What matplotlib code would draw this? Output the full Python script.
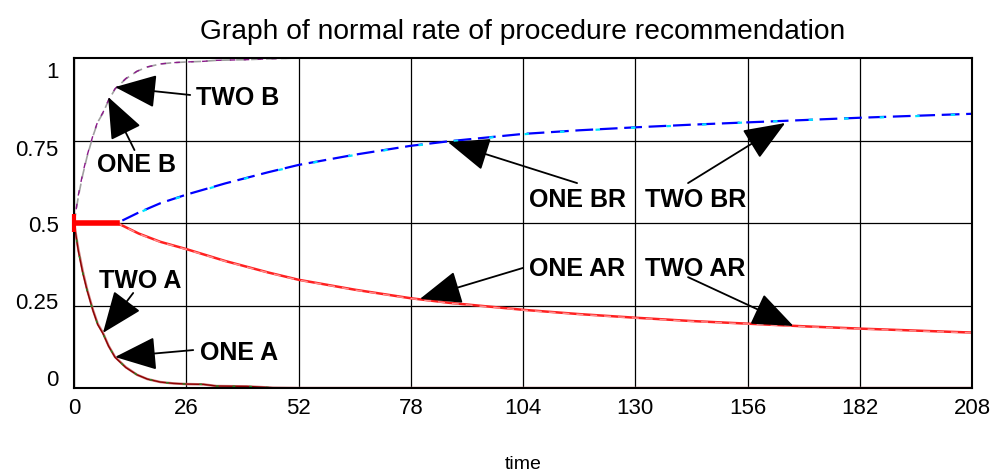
import matplotlib
matplotlib.use("Agg")
import matplotlib.pyplot as plt
from matplotlib.ticker import FixedLocator

plt.rcParams['font.family'] = ['Liberation Sans', 'DejaVu Sans']

# fast curves (ONE A / TWO A fall, ONE B / TWO B rise)
t_fast = [0, 1, 2, 3, 4.4, 5.5, 6.7, 8, 9.5, 12, 14.6, 17, 20, 23, 26, 30, 33, 40, 46, 52, 60, 80, 104, 130, 156, 182, 208]
one_a = [0.5, 0.42, 0.355, 0.30, 0.236, 0.194, 0.167, 0.128, 0.094, 0.063, 0.040, 0.027, 0.018, 0.014, 0.012, 0.011, 0.006, 0.005, 0.001, 0, 0, 0, 0, 0, 0, 0, 0]
two_a = [0.5, 0.415, 0.35, 0.297, 0.234, 0.192, 0.165, 0.127, 0.093, 0.062, 0.040, 0.027, 0.018, 0.014, 0.012, 0.011, 0.006, 0.005, 0.001, 0, 0, 0, 0, 0, 0, 0, 0]
one_b = [0.5, 0.58, 0.645, 0.70, 0.764, 0.806, 0.833, 0.872, 0.906, 0.937, 0.96, 0.973, 0.982, 0.986, 0.988, 0.99, 0.993, 0.995, 0.998, 1, 1, 1, 1, 1, 1, 1, 1]
two_b = [0.5, 0.585, 0.65, 0.703, 0.766, 0.808, 0.835, 0.873, 0.907, 0.938, 0.96, 0.973, 0.982, 0.986, 0.988, 0.99, 0.993, 0.995, 0.998, 1, 1, 1, 1, 1, 1, 1, 1]

# slow curves (ONE BR / TWO BR rise, ONE AR / TWO AR fall)
t_slow = [0, 10, 15, 20, 26, 35, 45, 52, 65, 78, 87, 104, 117, 130, 143, 156, 169, 182, 195, 208]
one_br = [0.5, 0.5, 0.532, 0.56, 0.586, 0.62, 0.654, 0.676, 0.707, 0.734, 0.748, 0.77, 0.781, 0.79, 0.798, 0.805, 0.812, 0.819, 0.825, 0.831]
two_br = [0.5, 0.5, 0.531, 0.559, 0.585, 0.619, 0.653, 0.675, 0.706, 0.733, 0.747, 0.769, 0.78, 0.789, 0.797, 0.805, 0.812, 0.818, 0.824, 0.83]
one_ar = [0.5, 0.5, 0.468, 0.443, 0.421, 0.385, 0.35, 0.328, 0.298, 0.272, 0.258, 0.237, 0.224, 0.213, 0.203, 0.195, 0.187, 0.180, 0.174, 0.168]
two_ar = [0.5, 0.5, 0.467, 0.442, 0.42, 0.384, 0.349, 0.327, 0.297, 0.271, 0.257, 0.236, 0.223, 0.212, 0.202, 0.194, 0.186, 0.179, 0.173, 0.167]

x_ticks = [0, 26, 52, 78, 104, 130, 156, 182, 208]
y_grid = [0.25, 0.5, 0.75]
y_label_pos = [0.03, 0.264, 0.498, 0.726, 0.964]
y_labels = ['0', '0.25', '0.5', '0.75', '1']

# label, text position (left, centre), arrow tail, arrow tip
notes = [
    ('TWO B', (28.3, 0.879), (26.9, 0.888), (9.5, 0.912)),
    ('ONE B', (5.3, 0.676), (14.0, 0.721), (7.9, 0.882)),
    ('TWO A', (5.8, 0.324), (13.7, 0.288), (6.7, 0.167)),
    ('ONE A', (29.2, 0.106), (27.6, 0.115), (9.5, 0.094)),
    ('ONE BR', (105.4, 0.57), (116.5, 0.621), (86.6, 0.745)),
    ('TWO BR', (132.3, 0.57), (142.2, 0.621), (164.7, 0.803)),
    ('ONE AR', (105.4, 0.36), (104.0, 0.364), (80.1, 0.27)),
    ('TWO AR', (132.3, 0.362), (142.2, 0.336), (166.6, 0.188)),
]

fig = plt.figure(figsize=(9.91, 4.74), dpi=100)
ax = fig.add_axes([0.0747, 0.1814, 0.9063, 0.6962])

ax.plot(t_fast, one_b, color='#a0a0a0', lw=1.2, dashes=(6, 3))
ax.plot(t_fast, two_b, color='#8b1a8b', lw=1.0, dashes=(4, 6))
ax.plot(t_fast, one_a, color='#d08080', lw=1.8)
ax.plot(t_fast, two_a, color='#8b0000', lw=1.0)
ax.plot(t_fast, two_a, color='#228b22', lw=1.0, dashes=(2, 10))

ax.plot(t_slow, one_br, color='#0000ff', lw=1.6, dashes=(8, 3))
ax.plot(t_slow, two_br, color='#00e5ff', lw=1.6, dashes=(2, 14))
ax.plot(t_slow, one_ar, color='#ff2020', lw=1.8)
ax.plot(t_slow, two_ar, color='#ff9090', lw=1.0, dashes=(5, 5))
ax.plot(t_slow[:2], one_ar[:2], color='#ff0000', lw=4)
ax.plot(t_slow[:1], one_ar[:1], marker='|', color='#ff0000', ms=13, mew=3, clip_on=False, zorder=5)

for label, txt, tail, tip in notes:
    ax.text(txt[0], txt[1], label, fontsize=18, fontweight='bold', ha='left', va='center')
    ax.annotate('', xy=tip, xytext=tail,
                arrowprops=dict(arrowstyle='-|>,head_length=1.75,head_width=0.7',
                                mutation_scale=15, color='black', lw=1.3,
                                shrinkA=0, shrinkB=0))

ax.set_xlim(0, 208)
ax.set_ylim(0, 1)
ax.set_xticks(x_ticks)
ax.set_xticklabels([str(v) for v in x_ticks])
ax.yaxis.set_major_locator(FixedLocator(y_label_pos))
ax.set_yticklabels(y_labels)
ax.yaxis.set_minor_locator(FixedLocator(y_grid))
ax.tick_params(axis='both', which='both', length=0, labelsize=16)
ax.tick_params(axis='x', pad=7)
ax.tick_params(axis='y', pad=11)
ax.grid(True, axis='x', color='black', lw=0.9)
ax.grid(True, axis='y', which='minor', color='black', lw=0.9)
ax.grid(False, axis='y', which='major')
for s in ax.spines.values():
    s.set_linewidth(1.5)

ax.set_title('Graph of normal rate of procedure recommendation', fontsize=20.3, pad=14)
ax.set_xlabel('time', fontsize=14)
ax.xaxis.set_label_coords(0.5, -0.205)

fig.savefig('out.png', dpi=100)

Directions:
Omit the pictures, then repeat exactly each line from the beginning of the listing through the line with "plt.rcParams['font.family'] = ['Liberation".

Exercise output:
What matplotlib code would draw this? Output the full Python script.
import matplotlib
matplotlib.use("Agg")
import matplotlib.pyplot as plt
from matplotlib.ticker import FixedLocator

plt.rcParams['font.family'] = ['Liberation Sans', 'DejaVu Sans']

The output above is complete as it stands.